Interface Analysis Centre: Research

Interface Analysis Centre: Current Research

The Interface Analysis Centre is a fully equipped technical centre specialising in surface and materials analysis. Operating successfully since 1990, the IAC has a multi-million pound range of analytical instruments at its disposal, maintained by highly skilled and dedicated technical staff. Specific problems are dealt with by academics also pursuing cutting-edge research. Most researchers have several years of industrial experience and are knowledgeable in the theoretical and experimental aspects of materials science often acting as consultants to various industries both home and abroad.

 1          Solving a Massive Problem with a Minuscule Solution (Dr T Scott)

Clean water is critical for sustaining human life. But the provision of clean water is  increasingly difficult due to pollution, industrialisation and population growth, particularly in the developing world. However, there is a tiny solution to this enormous problem: nanotechnology. Engineered nanomaterials such as those being developed at the IAC could be the key that unlocks a generation of cheaper, faster and better water treatments. Environmentally-compatible nanoscale materials such as nanotubes or nanoparticles prove highly effective at cleaning up polluted groundwater. Introducing these minuscule, water-suspended cleaning agents – far smaller than bacteria at less then 100nm in size – into polluted aquifers can destroy or immobilise a wide range of toxic pollutants.
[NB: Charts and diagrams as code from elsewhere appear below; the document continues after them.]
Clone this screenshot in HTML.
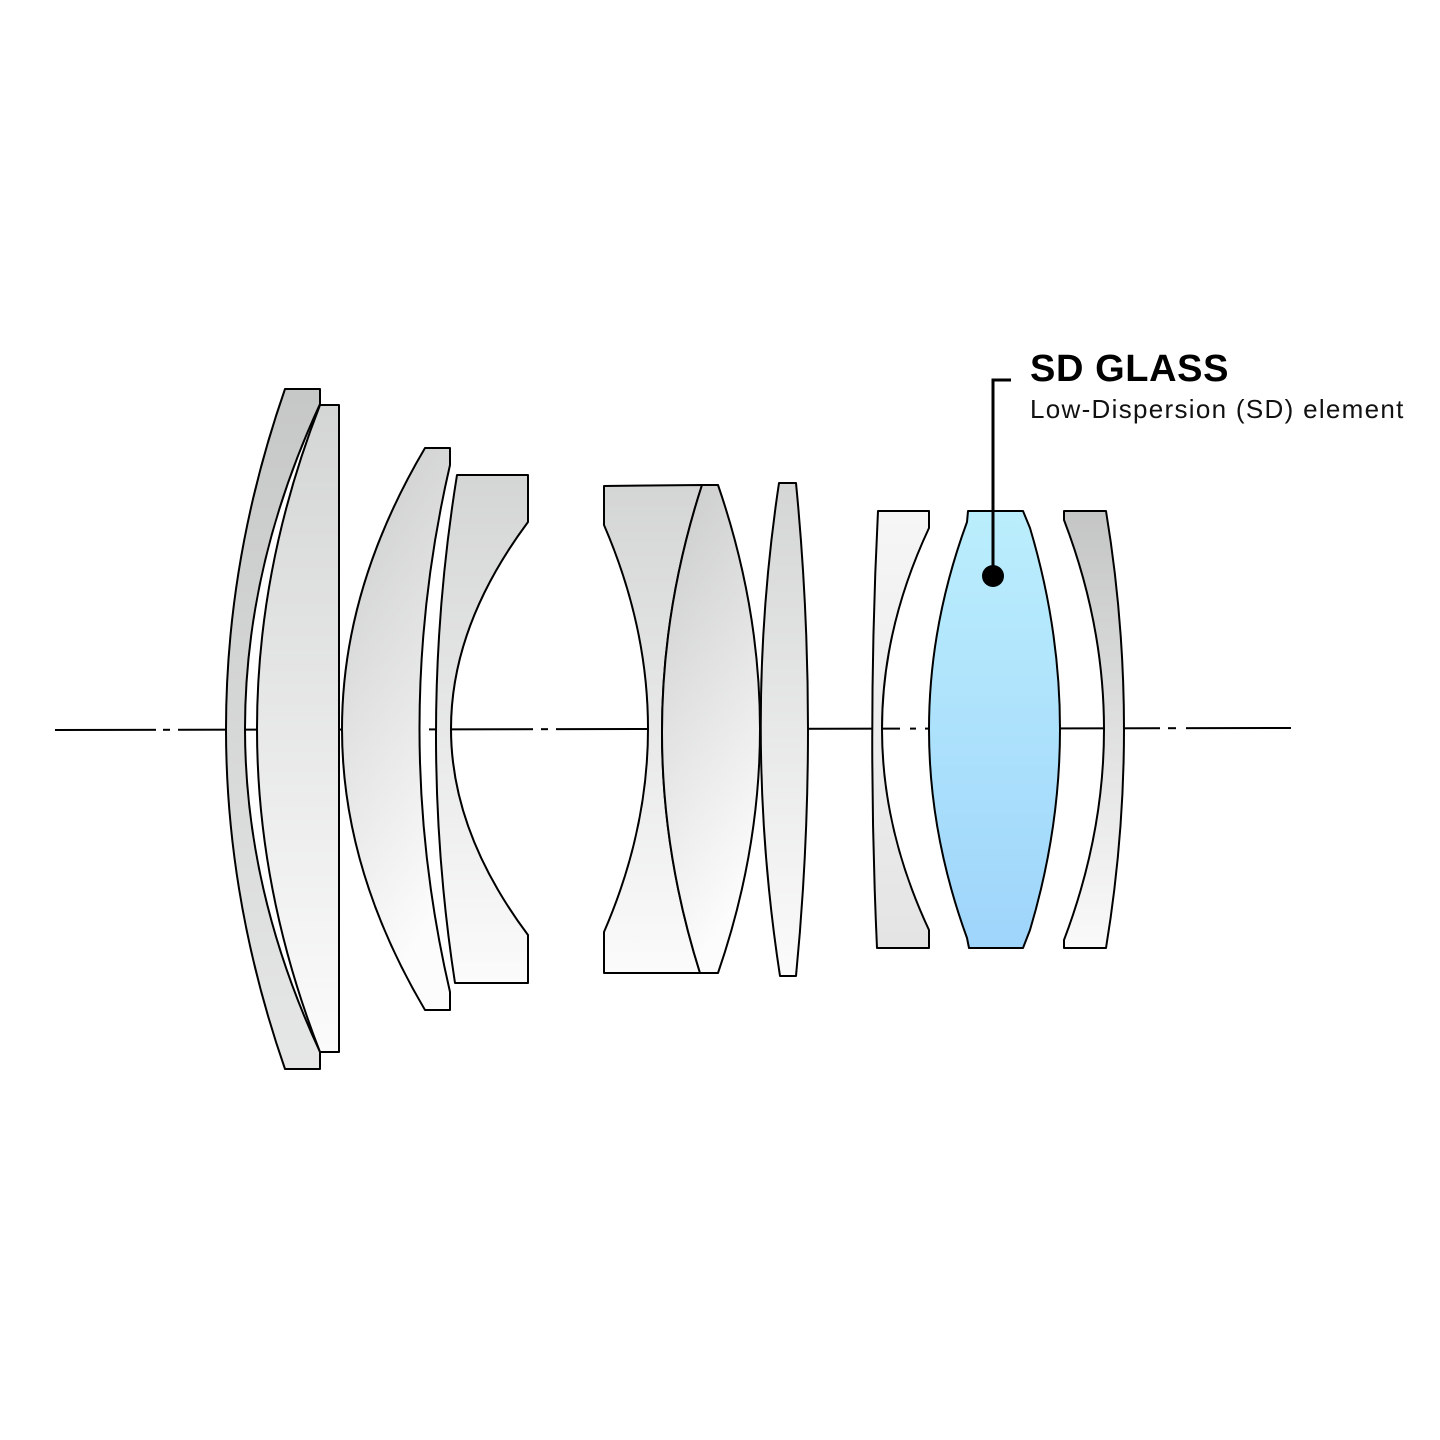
<!DOCTYPE html>
<html><head><style>html,body{margin:0;padding:0;background:#fff;width:1440px;height:1440px;overflow:hidden}</style></head>
<body>
<svg width="1440" height="1440" viewBox="0 0 1440 1440" xmlns="http://www.w3.org/2000/svg">
<defs>
<linearGradient id="g1" x1="0" y1="0" x2="0" y2="1"><stop offset="0" stop-color="#c6c7c7"/><stop offset="1" stop-color="#e6e7e7"/></linearGradient>
<linearGradient id="g2" x1="0" y1="0" x2="0" y2="1"><stop offset="0" stop-color="#d4d5d5"/><stop offset="1" stop-color="#fbfbfb"/></linearGradient>
<linearGradient id="g3" x1="0" y1="0" x2="0.3" y2="1"><stop offset="0" stop-color="#c9caca"/><stop offset="1" stop-color="#fcfcfc"/></linearGradient>
<linearGradient id="g8" x1="0" y1="0" x2="0" y2="1"><stop offset="0" stop-color="#f6f6f6"/><stop offset="1" stop-color="#e4e4e4"/></linearGradient>
<linearGradient id="gb" x1="0" y1="0" x2="0" y2="1"><stop offset="0" stop-color="#bbeefc"/><stop offset="1" stop-color="#9fd5fb"/></linearGradient>
<linearGradient id="g10" x1="0" y1="0" x2="0" y2="1"><stop offset="0" stop-color="#c4c5c5"/><stop offset="1" stop-color="#fafafa"/></linearGradient>
</defs>
<g stroke="#000" stroke-width="2" fill="none">
<line x1="55" y1="730" x2="1291" y2="728"/>
</g>
<g stroke="#fff" stroke-width="4">
<line x1="156" y1="729" x2="163" y2="729"/><line x1="170" y1="729" x2="178" y2="729"/>
<line x1="420" y1="729" x2="429" y2="729"/>
<line x1="533" y1="729" x2="541" y2="729"/><line x1="548" y1="729" x2="556" y2="729"/>
<line x1="900" y1="729" x2="910" y2="729"/><line x1="916" y1="729" x2="925" y2="729"/>
<line x1="1160" y1="729" x2="1168" y2="729"/><line x1="1176" y1="729" x2="1186" y2="729"/>
</g>
<g stroke="#000" stroke-width="2" stroke-linejoin="round">
<path fill="url(#g1)" d="M285,389 L320,389 L320,404 Q170,729 320,1052 L320,1069 L285,1069 Q167,729 285,389 Z"/>
<path fill="url(#g2)" d="M320,405 L339,405 L339,1052 L320,1052 Q194,729 320,405 Z"/>
<path fill="url(#g3)" d="M425,448 L450,448 L450,465 Q389,729 450,992 L450,1010 L425,1010 Q259,729 425,448 Z"/>
<path fill="url(#g2)" d="M457,475 L528,475 L528,522 Q374,729 528,935 L528,983 L455,983 Q416,729 457,475 Z"/>
<path fill="url(#g2)" d="M604,486 L702,485 Q623,729 700,973 L604,973 L604,932 Q692,729 604,525 Z"/>
<path fill="url(#g3)" d="M702,485 L718,485 Q802,729 718,973 L700,973 Q623,729 702,485 Z"/>
<path fill="url(#g2)" d="M779,483 L796,483 Q820,729 796,976 L780,976 Q742,729 779,483 Z"/>
<path fill="url(#g8)" d="M878,511 L929,511 L929,528 Q835,729 929,930 L929,948 L877,948 Q867,729 878,511 Z"/>
<path fill="url(#gb)" d="M968,511 L1023,511 L1030,528 Q1090,729 1030,930 L1023,948 L969,948 L967,938 Q891,729 967,522 Z"/>
<path fill="url(#g10)" d="M1064,511 L1106,511 Q1142,729 1106,948 L1064,948 L1064,940 Q1144,729 1064,520 Z"/>
</g>
<path d="M993,576 L993,380 L1011,380" stroke="#000" stroke-width="3" fill="none"/>
<circle cx="993" cy="576" r="11" fill="#000"/>
<text x="1030" y="381" font-family="Liberation Sans, sans-serif" font-weight="bold" font-size="38" letter-spacing="0.6" fill="#000">SD GLASS</text>
<text x="1030" y="418" font-family="Liberation Sans, sans-serif" font-size="26" letter-spacing="1.3" fill="#111">Low-Dispersion (SD) element</text>
</svg>
</body></html>
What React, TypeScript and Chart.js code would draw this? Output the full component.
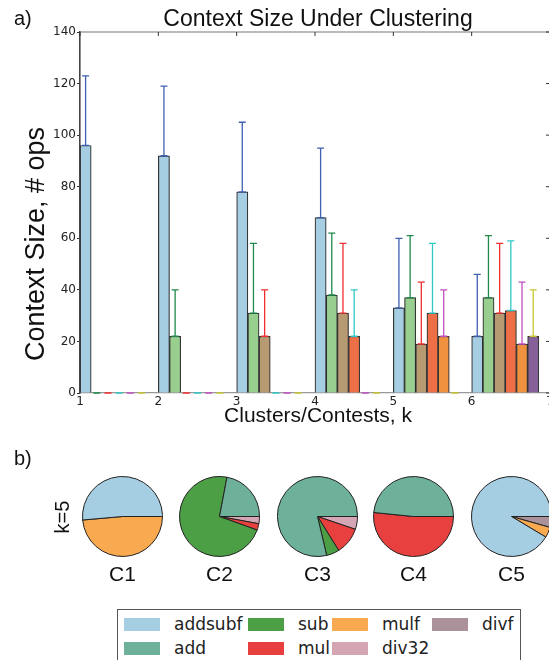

Recent ground-breaking work and complementary materials analysis at the IAC has demonstrated how vacuum heat treatments improve the environmental longevity and reactivity of metallic iron nanoparticles for water treatment. While these iron nanoparticles have yet to be deployed in the UK or the developing world, the IAC,  in collaboration with the new Nanoscience and Quantum Information (NSQI) centre, aims to spearhead further development of this technology and play an active role in UK commercialisation.

 

2   Micro-Crystals, Macro-Solutions (Professor G Allen)

Global cement manufacture accounts for five percent of all the carbon dioxide generated  worldwide. Using lime as a replacement for cement significantly reduces this CO2 due to its lower kilning temperature, which also makes  lime  an ideal low tech material for the developing world. The process by which lime sets hard involves a carbonation reaction through which atmospheric CO2 is absorbed and fixed into limestone, and this “carbon storage” further enhancing lime's environmental credentials. However, in conventional cements and concretes other factors such as porosity, humidity and liquid water creep in to limit the rate of reaction and stop the CO2 getting to where it needs to be - fixed in limestone.

In order to maximise the rate of carbonation, the reaction needs to be understood, and the best location to study it is on the lime crystals themselves by investigating the interfacial reaction at a microstructural level. IAC researchers, using high magnifications, can see the CO2 “in real time” as it is converted into limestone in situ. When these surface reactions are understood, then the optimum conditions for carbonation will be within reach. All that remains it to tailor the porosity to get the reactants in the right place, but as this porosity is direct proportion to particle size, it can be controlled! By maximising the rate of this reaction, lime can be engineered to set harder and faster, creating a structural material that literally soaks up CO2.

 

Figure 1 Single lime crystals growing on a sand grain.

3          Spectroscopy Where the Sun Don’t Shine (Dr J Day)

In 1928, Indian physicist Chandrasekhara Raman won a Nobel prize for his discovery that light can undergo a weak but perceptible colour change when scattered by matter. The resulting Raman spectrum is characteristic of the chemical bonds involved and can distinguish between such diverse substances as diamond and graphite or cancerous and healthy tissue.

The IAC is involved in several projects to make miniature Raman probes for industrial and medical applications that cannot be analysed in any other way. For example, cancer of the oesophagus, the fastest growing incidence of any cancer in the Western world and frequently associated with chronic heartburn, which may change the structure of the oesophageal wall. The subtle differences in the Raman spectra of cancerous and healthy tissue mean that an early, automated diagnosis of oesophageal cancer is a real possibility.

However, the proportion of light that undergoes Raman scattering is as low as one part in a billion, and the optical equipment needed to collect the light may generate Raman signatures much stronger than those of the cancer. It is therefore vital to design miniature probes with multiple filters and lenses as close as possible to the point of analysis to primarily measure only the tissue's signal. Since fibre optics have dimensions similar to those of human hair the precision required is far greater than that normally achieved by conventional engineering.

In collaboration with Gloucester Royal Hospital (GRH), Renishaw and KeyMed Olympus, the IAC uses semiconductor fabrication facilities within the Department of Electrical and Electronic Engineering to make probes small enough to fit inside medical endoscopes. Work at GRH has demonstrated that the spectra produced in just 2 seconds can detect cancerous tissue with an accuracy similar to that of trained pathologists looking at biopsies in the laboratory. Work is continuing to make the probe suitable for in-vivo studies so that live trials can begin.